Actually I've reconstructed walls that were over 100 years old using purely lime mortar.
Couldn't find any corners?


----------



## raskolnikov (Mar 10, 2008)

tkle,
My guess is there isn't a corner to be had in the hole pile! The lime looks good though...

D.


----------



## chan58 (Jul 6, 2008)

Every stone's a corner. Maybe that's my problem. :blink:


----------



## tkle (Apr 15, 2006)

Ohh the lime.:laughing:..A little slow here.


----------



## chan58 (Jul 6, 2008)

Here is my original design: four stone pillars framing three tongue-and-groove cedar fence panels. However, rather than set fence posts in soil (next to the pillars), I decided to "hang" the cedar fence panels from the pillars. I bolted heavy-duty pins into the block, then back-filled the voids in the block with mortar. The pins will work for both the stationary panels and the swinging gate panels. The bonus is that I can take the panels down very easily.

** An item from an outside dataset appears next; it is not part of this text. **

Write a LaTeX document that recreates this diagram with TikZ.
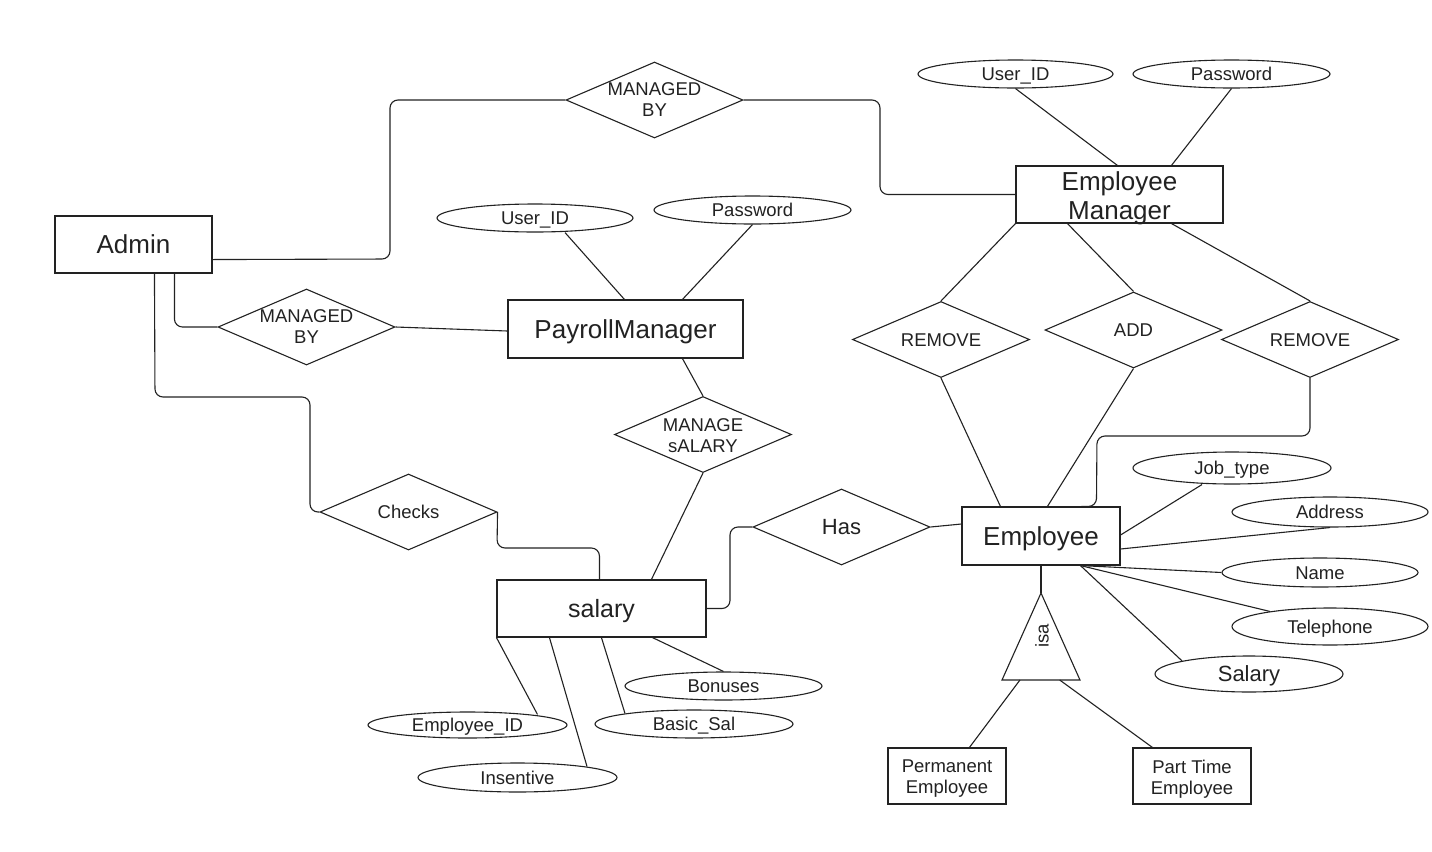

Since there is a large southern magnolia in front of the gate, this means I can drive big equipment into the back yard by removing one of the fence panels.

Anyway, just curious if anyone's ever done fence panels this way?


----------



## Tscarborough (Feb 25, 2006)

4 of my fence panels are removable in a similar fashion so that I can get light equipment and septic-suckers into the back yard.


----------